20 novembre, 2009

IL FATTO QUOTIDIANO 20 - 11 - 09


A Berlusco’
ricordati degli amici
di Marco Travaglio
Ha fatto bene l’astuto D’Alema a fidarsi della
parola di Berlusconi, che si era solennemente
impegnato a sostenerlo ventre a terra per la
nomina a “Mister Pesc”, cioè a ministro degli
Esteri d’Europa. Infatti è passata la baronessa laburista
inglese Catherine Ashton. Si consuma così l’ennesimo
trionfo politico di Max che – fra la Bicamerale, il
minigoverno con Cossiga & Mastella, le poltrone
sfumate di presidente della Camera e della Repubblica
– ha collezionato più fiaschi di una cantina sociale. Ma
continua a passare per un tipo “molto intelligente”, a
prescindere. Non ha ancora capito che l’inciucio
all’italiana funziona sempre a senso unico: è un “do ut
des” dove si notano soltanto i do della sinistra, e mai i
des del Cavaliere. Infatti il centrosinistra ha
resuscitato tre volte l’ometto morente, il quale invece
ha sterminato una dozzina di leader del centrosinistra.
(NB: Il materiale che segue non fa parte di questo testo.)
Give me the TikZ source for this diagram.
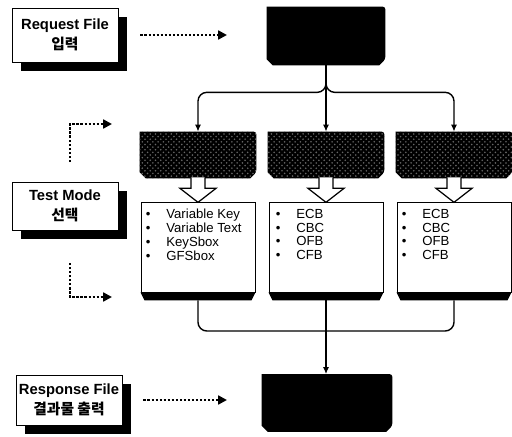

E quello che non è riuscito a sconfiggere, Prodi, glielo
ha gentilmente fulminato il centrosinistra due volte su
due. Ora, per somma beffa, il Pdl si accinge a ritirare la
ghedinata del processo breve, anzi morto, per
sostituirla con il geniale disegno di legge
Finocchiaro-Calvi, presentato e fortunatamente non
approvato alcuni anni fa, che sortisce lo stesso
risultato: ammazza sia il processo Mills sia il processo
Mediaset. Invertendo l’ordine degli schieramenti, il
prodotto non cambia. In fondo a che altro serve il
centrosinistra in Italia se non a salvare Berlusconi? Chi
scriverà la storia di questi 15 anni non potrà
prescindere dalla gag di Corrado Guzzanti nei panni
di Rutelli con la voce di Sordi: “A Berlusco’, so’ anni
che te portamo l’acqua co le orecchie, che ce voi pure
‘a scorzetta de limone? A Berlusco’, ricordate degli
amici, ricordate de chi t’ha voluto bbene”. Archiviato
Berlinguer come un nonnetto un po’ rinco a causa del
suo patologico senso dello Stato, il centrosinistra ha
assorbito tutto il peggio delle culture anti-statali e
anti-legalitarie dei gruppettari anni 60 e 70: le stesse
che avevano portato naturalmente i vari Sofri, Boato,
Liguori, Marcenaro, Panella, Briglia dalla sinistra
extraparlamentare a Craxi e molti di essi da Craxi a
Berlusconi (non a caso, Boato era relatore per la
giustizia in Bicamerale, e andava d’amore e d’a c c o rd o
con Gelli e con Previti). Poi le ha mescolate con il
giustificazionismo piagnone dei cattocomunisti e con
l’antica avversione dei cattolici integralisti e papalini
allo Stato risorgimentale. Il nemico è sempre quello:
la legge e chi la fa rispettare. Ieri, ad Annozero, Vauro
ha giustapposto le sparate contro la giustizia italiana
di Cesare Battisti e di Silvio Berlusconi: assolutamente
intercambiabili. “In Italia la giustizia non è al di sopra
delle parti e l’opposizione vuole vincere le elezioni
tramite la magistratura” (Battisti, Il Giornale,
5-11-2009). “Vedo una democrazia in libertà vigilata
sotto il tacco dei giudici politicizzati” (Berlusconi alla
Confesercenti, 25-6-2008). “Consegnarmi alla
giustizia significherebbe consegnarmi nelle mani dei
miei avversari politici” (Battisti, Agi, 10-11-2009).
“Sono oggetto di un’inaudita catena di inchieste
giudiziarie segnate dal più ostile e prevenuto
accanimento” (Berlusconi, 29-1-2003). “Riaffermo la
mia condizione di perseguitato politico” (Battisti,
30-1-2009). “Sono l’uomo politico più perseguitato”
(Berlusconi, 10-10-2009). Uno è un delinquente
comune, condannato per quattro omicidi e coccolato
da mezza sinistra europea. L’altro è il premier italiano
e leader del centrodestra. Parlano la stessa lingua. Solo
che Berlusconi ha chiesto l’estradizione di Battisti per
sbatterlo in galera. E Battisti non ha mai pensato di
usare le frasi di Berlusconi per convincere i giudici
brasiliani che i loro colleghi italiani sono “matti,
mentalmente disturbati, e antropologicamente diversi
dal resto della razza umana”. Uomo di poca fede.